Rave review for Randall Goosby with the Utah Symphony
Youth on display in a dazzling Utah Symphony program
By Catherine Reese Newton
Utah Arts Review
March 4, 2023
Two young guests joined the Utah Symphony to bring vigor and pizzazz to a chilly Friday evening.
Violinist Randall Goosby, 26, dazzled with seemingly effortless excellence, while conductor Jiří Rožeň, 31, led the orchestra with seemingly endless enthusiasm.
The chic simplicity of Goosby’s crisp white shirt and black trousers matched the matter-of-fact elegance of his playing in Bruch’s Violin Concerto No. 1. The soloist’s 1735 Guarneri del Gesù filled Abravanel Hall with golden but immaculately focused tone.
Goosby eschewed showmanship as he settled comfortably into his sonic surroundings, often turning to face the orchestra during longer tutti passages. But there was never any question he was the star. He tossed off the virtuosic cadenzas of the first movement with precision and panache, repeating the feat in the brilliant double-stopped passages of the jaunty finale. In between came the soulful, beautifully phrased melodies of the slow movement.
Throughout, Rožeň—a rare left-handed conductor—led the orchestra in warm, thoughtfully shaped support. While he generally favored a big and bold sound, he also brought out the work’s lyricism, especially in the slow movement. His transition from the first to the second movement was particularly magical.
The cheering crowd summoned Goosby back for a spectacular encore, Coleridge-Taylor Perkinson’s “Louisiana Blues Strut”. True to the piece’s subtitle (“A Cakewalk”), the violinist handled its technical demands with easy aplomb and his breackneck tempo never came at the cost of clarity.
The orchestra’s rendition of Dvořák’s Symphony No. 5 under Rožeň’s baton was the kind of performance that makes you think, “Why isn’t this piece programmed more often?” (The Utah Symphony hadn’t played it since 2005.)

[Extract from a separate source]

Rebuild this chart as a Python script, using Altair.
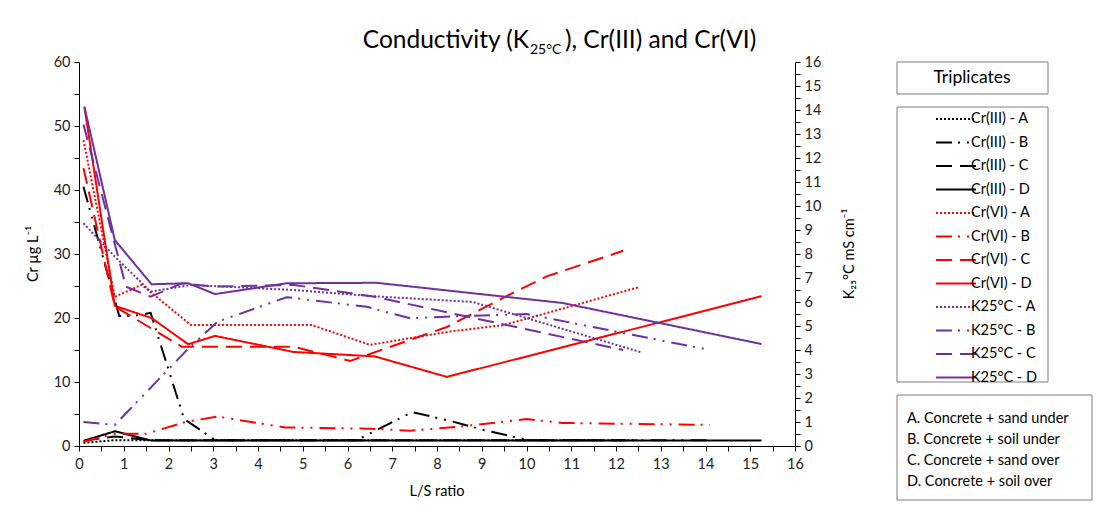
import altair as alt
import pandas as pd

FONT = "Lato"

# ---------------- data ----------------
series_names = ["Cr(III) - A", "Cr(III) - B", "Cr(III) - C", "Cr(III) - D",
                "Cr(VI) - A", "Cr(VI) - B", "Cr(VI) - C", "Cr(VI) - D",
                "K25°C - A", "K25°C - B", "K25°C - C", "K25°C - D"]

# Cr(III), µg/L (left axis)
cr3_a_x = [0.1, 0.8, 1.6, 2.5, 5.2, 6.5, 8.3, 9.5, 12.5]
cr3_a_y = [0.5, 0.9, 0.9, 0.9, 0.9, 0.9, 0.9, 0.9, 0.9]
cr3_b_x = [0.1, 0.9, 1.2, 1.6, 2.35, 3.05, 4.6, 6.2, 7.45, 8.3, 9.1, 10.05, 14.1]
cr3_b_y = [40.5, 20.3, 20.3, 20.8, 4.2, 0.9, 0.9, 0.9, 5.3, 3.9, 2.4, 0.9, 0.9]
cr3_c_x = [0.1, 0.8, 1.6, 2.3, 4.8, 6.0, 8.2, 10.45, 12.16]
cr3_c_y = [0.8, 1.5, 0.9, 0.9, 0.9, 0.9, 0.9, 0.9, 0.9]
cr3_d_x = [0.12, 0.8, 1.62, 2.44, 3.04, 4.79, 6.61, 8.22, 10.8, 15.25]
cr3_d_y = [0.85, 2.3, 0.85, 0.85, 0.85, 0.85, 0.85, 0.85, 0.85, 0.85]

# Cr(VI), µg/L (left axis)
cr6_a_x = [0.1, 0.8, 1.4, 2.5, 5.2, 6.5, 8.3, 9.5, 12.5]
cr6_a_y = [47.8, 23.3, 25.2, 18.9, 18.9, 15.8, 17.9, 18.9, 24.8]
cr6_b_x = [0.1, 0.8, 1.5, 2.4, 3.1, 4.6, 6.5, 7.4, 8.5, 10.0, 10.8, 14.1]
cr6_b_y = [0.7, 1.9, 1.9, 3.8, 4.6, 2.9, 2.7, 2.4, 3.0, 4.2, 3.6, 3.3]
cr6_c_x = [0.1, 0.8, 2.3, 4.8, 6.06, 8.22, 9.52, 10.45, 12.16]
cr6_c_y = [43.4, 21.8, 15.5, 15.5, 13.3, 18.6, 23.3, 26.5, 30.5]
cr6_d_x = [0.12, 0.8, 1.62, 2.44, 3.04, 4.79, 6.61, 8.22, 15.25]
cr6_d_y = [53.0, 21.9, 20.0, 15.9, 17.2, 14.7, 14.0, 10.8, 23.4]

# Conductivity K25°C, mS/cm (right axis)
k_a_x = [0.1, 0.8, 1.6, 2.5, 4.8, 6.5, 8.8, 12.57]
k_a_y = [9.28, 7.89, 6.43, 6.71, 6.5, 6.25, 6.0, 3.9]
k_b_x = [0.1, 0.8, 2.45, 3.1, 4.64, 6.43, 7.4, 8.2, 10.0, 14.1]
k_b_y = [1.0, 0.88, 4.07, 5.18, 6.2, 5.8, 5.32, 5.39, 5.5, 4.0]
k_c_x = [0.1, 1.05, 1.6, 2.3, 3.0, 4.8, 6.6, 12.16]
k_c_y = [13.4, 6.64, 6.22, 6.78, 6.64, 6.71, 6.22, 4.0]
k_d_x = [0.12, 0.8, 1.62, 2.44, 3.04, 4.64, 6.65, 10.8, 15.25]
k_d_y = [14.14, 8.58, 6.74, 6.78, 6.33, 6.78, 6.8, 5.96, 4.25]

series_colors = ["#000000"] * 4 + ["#FF0000"] * 4 + ["#7030A0"] * 4
dash_patterns = [[2, 2], [16, 6, 2, 7, 2, 7], [16, 8], [1, 0]] * 3

x_ticks = [i * 0.5 for i in range(33)]
cr_ticks = list(range(0, 61, 5))
k_ticks = [i * 0.5 for i in range(33)]

notes = ["A. Concrete + sand under", "B. Concrete + soil under",
         "C. Concrete + sand over", "D. Concrete + soil over"]

# ---------------- tables ----------------
def rows(name, xs, ys):
    return [{"series": name, "ls": x, "val": y, "i": k} for k, (x, y) in enumerate(zip(xs, ys))]

cr_rows = (rows(series_names[0], cr3_a_x, cr3_a_y) + rows(series_names[1], cr3_b_x, cr3_b_y)
           + rows(series_names[2], cr3_c_x, cr3_c_y) + rows(series_names[3], cr3_d_x, cr3_d_y)
           + rows(series_names[4], cr6_a_x, cr6_a_y) + rows(series_names[5], cr6_b_x, cr6_b_y)
           + rows(series_names[6], cr6_c_x, cr6_c_y) + rows(series_names[7], cr6_d_x, cr6_d_y))
k_rows = (rows(series_names[8], k_a_x, k_a_y) + rows(series_names[9], k_b_x, k_b_y)
          + rows(series_names[10], k_c_x, k_c_y) + rows(series_names[11], k_d_x, k_d_y))
cr_df = pd.DataFrame(cr_rows)
k_df = pd.DataFrame(k_rows)

color_scale = alt.Scale(domain=series_names, range=series_colors)
dash_scale = alt.Scale(domain=series_names, range=dash_patterns)

legend = alt.Legend(
    title=None, orient="none", legendX=876, legendY=46,
    symbolType="M-3,0L1,0", symbolSize=400, symbolStrokeWidth=2,
    labelFont=FONT, labelFontSize=14.5, labelColor="#000000", labelOffset={"expr": "-6"},
    labelAlign="left",
    rowPadding=5.5, padding=0, labelLimit=200,
)

x_enc = alt.X("ls:Q", scale=alt.Scale(domain=[0, 16], nice=False),
              axis=alt.Axis(title=None, values=x_ticks, labelOverlap=False, labelFlush=False,
                            labelExpr="datum.value % 1 === 0 ? format(datum.value, 'd') : ''",
                            grid=False, domainColor="#000", tickColor="#000", tickSize=5,
                            labelFont=FONT, labelFontSize=14.5, labelColor="#222", labelPadding=6))

cr_lines = alt.Chart(cr_df).mark_line(strokeWidth=2).encode(
    x=x_enc,
    y=alt.Y("val:Q", scale=alt.Scale(domain=[0, 60], nice=False),
            axis=alt.Axis(title=None, orient="left", values=cr_ticks, labelOverlap=False,
                          labelFlush=False,
                          labelExpr="datum.value % 10 === 0 ? format(datum.value, 'd') : ''",
                          grid=False, domainColor="#000", tickColor="#000", tickSize=5,
                          labelFont=FONT, labelFontSize=14.5, labelColor="#222", labelPadding=4)),
    color=alt.Color("series:N", scale=color_scale, legend=legend),
    strokeDash=alt.StrokeDash("series:N", scale=dash_scale, legend=legend),
    detail="series:N",
    order="i:Q",
)

k_lines = alt.Chart(k_df).mark_line(strokeWidth=2).encode(
    x=x_enc,
    y=alt.Y("val:Q", scale=alt.Scale(domain=[0, 16], nice=False),
            axis=alt.Axis(title=None, orient="right", values=k_ticks, labelOverlap=False,
                          labelFlush=False,
                          labelExpr="datum.value % 1 === 0 ? format(datum.value, 'd') : ''",
                          grid=False, domainColor="#000", tickColor="#000", tickSize=5,
                          labelFont=FONT, labelFontSize=14.5, labelColor="#222", labelPadding=4)),
    color=alt.Color("series:N", scale=color_scale, legend=legend),
    strokeDash=alt.StrokeDash("series:N", scale=dash_scale, legend=legend),
    detail="series:N",
    order="i:Q",
)

one = pd.DataFrame({"d": [0]})

def box(x1, x2, y1, y2):
    return alt.Chart(one).mark_rect(fill="white", stroke="#7f7f7f", strokeWidth=1).encode(
        x=alt.value(x1), x2=alt.value(x2), y=alt.value(y1), y2=alt.value(y2))

def label(text, x, y, size=14, align="center", angle=0, baseline="middle"):
    return alt.Chart(one).mark_text(text=text, font=FONT, fontSize=size, align=align,
                                    baseline=baseline, angle=angle, color="#000").encode(
        x=alt.value(x), y=alt.value(y))

boxes = [box(818, 969, 0, 32), box(818, 969, 45, 320), box(818, 1013, 333, 438)]

texts = [
    label("Triplicates", 893, 16, size=17.5),
    alt.Chart(one).mark_text(text="\n".join(notes), font=FONT, fontSize=14.5, align="left",
                             baseline="middle", lineBreak="\n", lineHeight=21, color="#000").encode(
        x=alt.value(828), y=alt.value(357)),
    label("Conductivity (K", 450, -14, size=24.5, align="right", baseline="alphabetic"),
    label("25°C", 451, -8, size=14, align="left", baseline="alphabetic"),
    label("), Cr(III) and Cr(VI)", 486, -14, size=24.5, align="left", baseline="alphabetic"),
    label("Cr µg L⁻¹", -45, 192, size=14.5, angle=270),
    label("K₂₅°C mS cm⁻¹", 771, 192, size=14.5, angle=270),
    label("L/S ratio", 358, 430, size=14.5),
]

chart = alt.layer(*boxes, cr_lines, k_lines, *texts).resolve_scale(
    y="independent"
).properties(
    width=716, height=384,
    padding={"left": 71, "top": 54, "right": 300, "bottom": 60},
    autosize=alt.AutoSizeParams(type="none"),
    background="white",
).configure_view(stroke=None)

chart.save("out.html", embed_options={"renderer": "svg", "actions": False})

Rožeň was a highly persuasive advocate for his fellow Czech. The first movement was an unabashed celebration, with the strings summoning boldness and lift. The woodwinds shone in the earthy pastoralism of the second movement—vintage Dvořak. The party resumed in the buoyant scherzo, reminiscent of the livelier of Dvořák’s Symphonic Dances. Percussion and brass were the heroes in the finale, with some zesty trumpet flourishes to top the evening off.
The concert opened with Serbian-Canadian composer Ana Sokolović’s Ringelspiel. The title of this 15-minute work, which premiered in 2013, translates as “Merry-Go-Round,” but this is a carousel ride of the Willy Wonka variety. Sokolović makes generous use of extended technique, such as toneless blowing through wind instruments and slapping of strings, to suggest a helter-skelter ride on a steam-powered machine. Rožeň and the orchestra had fun with the novel sound effects, sounding by turns like a broken music box, a record playing backward, and turntables spinning in different directions. Ringelspiel was so radically different from the ensuing nineteenth-century works that the transition was a little jarring. But it was an undeniably enjoyable ride.